**Given material**
------------------------------------------------------------------------
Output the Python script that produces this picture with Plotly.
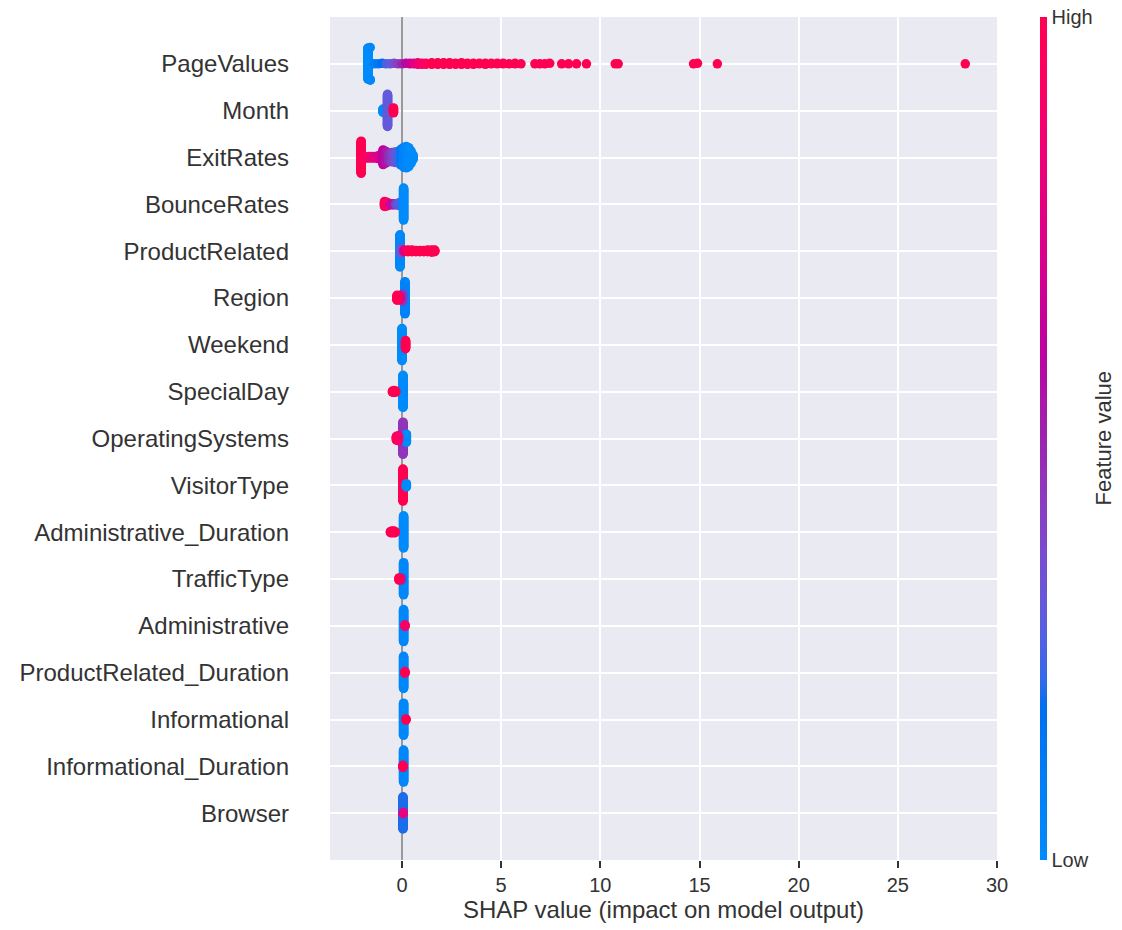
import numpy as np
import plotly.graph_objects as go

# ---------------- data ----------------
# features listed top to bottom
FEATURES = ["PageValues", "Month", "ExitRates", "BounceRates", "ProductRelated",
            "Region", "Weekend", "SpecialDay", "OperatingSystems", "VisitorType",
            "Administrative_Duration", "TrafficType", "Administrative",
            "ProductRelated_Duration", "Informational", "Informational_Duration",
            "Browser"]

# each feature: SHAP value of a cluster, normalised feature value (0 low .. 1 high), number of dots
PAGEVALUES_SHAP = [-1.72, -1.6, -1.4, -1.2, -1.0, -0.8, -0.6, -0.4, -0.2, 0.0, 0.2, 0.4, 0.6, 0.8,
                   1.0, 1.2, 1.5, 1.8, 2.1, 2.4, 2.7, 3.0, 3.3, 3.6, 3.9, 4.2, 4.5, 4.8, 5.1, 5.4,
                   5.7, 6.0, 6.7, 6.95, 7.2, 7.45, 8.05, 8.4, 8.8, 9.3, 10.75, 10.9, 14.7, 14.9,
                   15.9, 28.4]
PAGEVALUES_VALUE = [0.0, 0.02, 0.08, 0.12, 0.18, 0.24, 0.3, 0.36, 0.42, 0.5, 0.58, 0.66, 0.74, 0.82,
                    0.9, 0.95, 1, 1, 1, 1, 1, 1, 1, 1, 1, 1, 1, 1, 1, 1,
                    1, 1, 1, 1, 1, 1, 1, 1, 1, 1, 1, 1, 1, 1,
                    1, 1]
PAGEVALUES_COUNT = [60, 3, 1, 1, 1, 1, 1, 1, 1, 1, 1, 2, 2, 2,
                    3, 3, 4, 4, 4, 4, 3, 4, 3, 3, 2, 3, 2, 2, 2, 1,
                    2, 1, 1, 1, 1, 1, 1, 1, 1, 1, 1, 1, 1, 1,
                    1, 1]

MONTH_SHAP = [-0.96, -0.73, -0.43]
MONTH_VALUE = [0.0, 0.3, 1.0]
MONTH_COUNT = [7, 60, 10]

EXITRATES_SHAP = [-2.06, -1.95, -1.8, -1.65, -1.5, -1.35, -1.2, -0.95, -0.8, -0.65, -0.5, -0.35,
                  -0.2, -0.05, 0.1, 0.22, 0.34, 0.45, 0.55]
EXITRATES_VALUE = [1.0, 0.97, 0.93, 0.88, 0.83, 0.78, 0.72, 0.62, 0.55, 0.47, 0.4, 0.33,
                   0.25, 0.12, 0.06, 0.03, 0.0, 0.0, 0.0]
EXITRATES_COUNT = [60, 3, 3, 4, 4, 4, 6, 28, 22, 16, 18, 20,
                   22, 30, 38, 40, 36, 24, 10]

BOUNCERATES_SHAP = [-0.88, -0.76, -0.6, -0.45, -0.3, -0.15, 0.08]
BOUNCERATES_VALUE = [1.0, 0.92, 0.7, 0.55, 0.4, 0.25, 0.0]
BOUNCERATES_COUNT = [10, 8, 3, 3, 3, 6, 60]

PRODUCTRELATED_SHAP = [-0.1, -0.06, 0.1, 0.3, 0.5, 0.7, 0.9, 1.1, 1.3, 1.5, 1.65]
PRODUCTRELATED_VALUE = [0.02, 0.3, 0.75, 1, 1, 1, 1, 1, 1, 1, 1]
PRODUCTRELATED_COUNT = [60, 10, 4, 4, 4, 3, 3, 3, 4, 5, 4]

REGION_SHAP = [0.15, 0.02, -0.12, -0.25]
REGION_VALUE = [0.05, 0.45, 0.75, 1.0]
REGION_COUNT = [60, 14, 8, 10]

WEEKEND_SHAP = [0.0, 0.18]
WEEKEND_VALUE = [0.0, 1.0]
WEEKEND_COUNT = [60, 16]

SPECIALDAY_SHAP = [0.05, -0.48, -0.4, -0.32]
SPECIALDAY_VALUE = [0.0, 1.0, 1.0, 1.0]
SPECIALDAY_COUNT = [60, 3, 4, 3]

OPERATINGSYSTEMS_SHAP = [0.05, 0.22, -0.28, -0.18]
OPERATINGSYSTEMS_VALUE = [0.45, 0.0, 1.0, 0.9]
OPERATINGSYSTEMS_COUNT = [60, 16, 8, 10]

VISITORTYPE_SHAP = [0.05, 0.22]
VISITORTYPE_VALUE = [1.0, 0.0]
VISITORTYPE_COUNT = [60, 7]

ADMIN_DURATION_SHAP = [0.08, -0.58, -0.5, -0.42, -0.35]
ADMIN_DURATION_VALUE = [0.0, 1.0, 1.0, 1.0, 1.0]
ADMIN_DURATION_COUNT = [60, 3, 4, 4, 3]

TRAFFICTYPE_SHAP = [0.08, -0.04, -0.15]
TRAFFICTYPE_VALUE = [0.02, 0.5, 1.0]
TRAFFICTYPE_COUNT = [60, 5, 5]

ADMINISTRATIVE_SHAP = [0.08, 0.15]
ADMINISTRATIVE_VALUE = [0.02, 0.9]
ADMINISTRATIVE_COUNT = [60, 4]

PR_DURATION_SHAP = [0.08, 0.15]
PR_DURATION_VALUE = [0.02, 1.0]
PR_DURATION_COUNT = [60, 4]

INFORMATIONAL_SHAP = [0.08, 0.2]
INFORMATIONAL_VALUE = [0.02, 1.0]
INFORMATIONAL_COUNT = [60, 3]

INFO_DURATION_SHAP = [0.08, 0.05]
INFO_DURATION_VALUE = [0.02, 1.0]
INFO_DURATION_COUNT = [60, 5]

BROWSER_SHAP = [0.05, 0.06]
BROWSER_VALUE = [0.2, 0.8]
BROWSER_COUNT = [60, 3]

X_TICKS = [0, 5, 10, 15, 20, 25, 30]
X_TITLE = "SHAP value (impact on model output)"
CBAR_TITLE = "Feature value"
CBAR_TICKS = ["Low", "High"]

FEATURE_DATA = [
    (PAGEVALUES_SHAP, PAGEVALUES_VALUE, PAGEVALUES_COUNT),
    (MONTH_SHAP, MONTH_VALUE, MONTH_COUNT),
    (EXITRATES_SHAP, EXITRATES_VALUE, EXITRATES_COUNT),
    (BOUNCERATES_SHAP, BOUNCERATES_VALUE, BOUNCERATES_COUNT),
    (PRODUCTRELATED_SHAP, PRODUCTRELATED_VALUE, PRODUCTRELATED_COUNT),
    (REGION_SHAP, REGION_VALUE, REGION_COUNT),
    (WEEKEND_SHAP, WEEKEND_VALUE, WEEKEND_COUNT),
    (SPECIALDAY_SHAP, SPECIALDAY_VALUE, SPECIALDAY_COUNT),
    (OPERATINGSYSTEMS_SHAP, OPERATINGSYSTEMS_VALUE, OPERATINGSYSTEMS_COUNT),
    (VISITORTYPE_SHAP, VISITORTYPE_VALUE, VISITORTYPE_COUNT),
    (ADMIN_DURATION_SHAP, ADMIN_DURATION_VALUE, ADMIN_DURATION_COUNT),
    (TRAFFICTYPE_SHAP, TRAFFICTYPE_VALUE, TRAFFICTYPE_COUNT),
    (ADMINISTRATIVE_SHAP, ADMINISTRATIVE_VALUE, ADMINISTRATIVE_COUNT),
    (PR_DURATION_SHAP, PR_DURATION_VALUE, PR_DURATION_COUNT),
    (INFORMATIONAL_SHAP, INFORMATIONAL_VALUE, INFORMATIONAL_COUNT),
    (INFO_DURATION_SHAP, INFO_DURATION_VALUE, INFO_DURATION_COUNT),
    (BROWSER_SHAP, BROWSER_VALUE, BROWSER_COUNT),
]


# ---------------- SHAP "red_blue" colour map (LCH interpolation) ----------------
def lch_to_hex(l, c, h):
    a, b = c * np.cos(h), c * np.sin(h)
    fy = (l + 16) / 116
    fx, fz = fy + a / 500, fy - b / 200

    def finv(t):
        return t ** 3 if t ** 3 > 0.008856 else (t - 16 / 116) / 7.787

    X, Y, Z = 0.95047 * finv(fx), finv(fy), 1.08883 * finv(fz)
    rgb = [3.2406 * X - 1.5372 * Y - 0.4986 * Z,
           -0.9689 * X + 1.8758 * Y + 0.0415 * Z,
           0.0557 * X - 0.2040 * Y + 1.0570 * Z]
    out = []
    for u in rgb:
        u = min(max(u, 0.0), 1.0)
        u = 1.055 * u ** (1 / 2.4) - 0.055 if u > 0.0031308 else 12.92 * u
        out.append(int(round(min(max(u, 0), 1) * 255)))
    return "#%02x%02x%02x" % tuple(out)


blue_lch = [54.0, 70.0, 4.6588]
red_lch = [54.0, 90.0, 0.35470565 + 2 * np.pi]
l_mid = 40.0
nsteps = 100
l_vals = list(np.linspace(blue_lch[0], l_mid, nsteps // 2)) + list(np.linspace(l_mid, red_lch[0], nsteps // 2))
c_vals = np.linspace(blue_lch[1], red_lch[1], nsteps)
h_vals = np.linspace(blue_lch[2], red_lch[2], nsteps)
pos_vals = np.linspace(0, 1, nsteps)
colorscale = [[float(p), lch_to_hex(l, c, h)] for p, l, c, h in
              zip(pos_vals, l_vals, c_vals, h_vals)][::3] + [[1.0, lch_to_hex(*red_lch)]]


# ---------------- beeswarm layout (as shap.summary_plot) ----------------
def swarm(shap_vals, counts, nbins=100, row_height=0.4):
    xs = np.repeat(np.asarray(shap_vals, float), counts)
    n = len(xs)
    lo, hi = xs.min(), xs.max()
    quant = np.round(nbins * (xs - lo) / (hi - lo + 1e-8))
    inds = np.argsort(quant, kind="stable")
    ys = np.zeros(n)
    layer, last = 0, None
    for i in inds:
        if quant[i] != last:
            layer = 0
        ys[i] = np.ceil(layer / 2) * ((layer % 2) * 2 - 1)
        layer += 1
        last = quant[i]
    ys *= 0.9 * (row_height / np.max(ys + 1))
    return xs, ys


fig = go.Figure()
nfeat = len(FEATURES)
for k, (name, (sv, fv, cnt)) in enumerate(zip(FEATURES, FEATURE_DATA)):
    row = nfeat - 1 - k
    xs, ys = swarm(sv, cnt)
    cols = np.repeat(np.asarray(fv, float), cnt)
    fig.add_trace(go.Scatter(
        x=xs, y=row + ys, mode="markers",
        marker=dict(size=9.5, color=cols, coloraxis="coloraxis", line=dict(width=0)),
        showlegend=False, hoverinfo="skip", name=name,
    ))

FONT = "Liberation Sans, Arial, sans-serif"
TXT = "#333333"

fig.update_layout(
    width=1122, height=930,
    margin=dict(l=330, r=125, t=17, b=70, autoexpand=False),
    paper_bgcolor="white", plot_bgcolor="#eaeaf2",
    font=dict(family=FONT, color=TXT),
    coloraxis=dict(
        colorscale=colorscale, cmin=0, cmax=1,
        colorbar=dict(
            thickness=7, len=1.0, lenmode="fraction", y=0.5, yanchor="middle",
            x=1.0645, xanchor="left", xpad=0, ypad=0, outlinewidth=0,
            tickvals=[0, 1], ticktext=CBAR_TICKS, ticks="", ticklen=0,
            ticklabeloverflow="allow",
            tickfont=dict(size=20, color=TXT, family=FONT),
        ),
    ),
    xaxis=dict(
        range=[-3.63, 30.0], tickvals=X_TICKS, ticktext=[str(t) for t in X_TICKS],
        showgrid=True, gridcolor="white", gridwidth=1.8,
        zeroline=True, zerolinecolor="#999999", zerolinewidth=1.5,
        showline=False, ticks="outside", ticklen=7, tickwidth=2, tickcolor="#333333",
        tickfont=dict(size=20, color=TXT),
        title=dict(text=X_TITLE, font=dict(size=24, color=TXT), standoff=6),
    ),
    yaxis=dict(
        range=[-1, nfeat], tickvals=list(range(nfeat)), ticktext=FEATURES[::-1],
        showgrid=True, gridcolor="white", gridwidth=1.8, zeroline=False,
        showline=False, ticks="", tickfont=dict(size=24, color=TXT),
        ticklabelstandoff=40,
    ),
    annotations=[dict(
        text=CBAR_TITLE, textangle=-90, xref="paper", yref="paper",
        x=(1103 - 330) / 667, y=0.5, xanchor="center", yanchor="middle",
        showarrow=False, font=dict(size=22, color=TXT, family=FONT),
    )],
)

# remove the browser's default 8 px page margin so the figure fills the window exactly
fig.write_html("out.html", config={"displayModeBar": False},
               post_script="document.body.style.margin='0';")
------------------------------------------------------------------------
**Stated task**
Skip the pictures and restate exactly the lines from the beginning of the listing to the line with "import plotly.graph_objects as go", that line included.

**Response**
Output the Python script that produces this picture with Plotly.
import numpy as np
import plotly.graph_objects as go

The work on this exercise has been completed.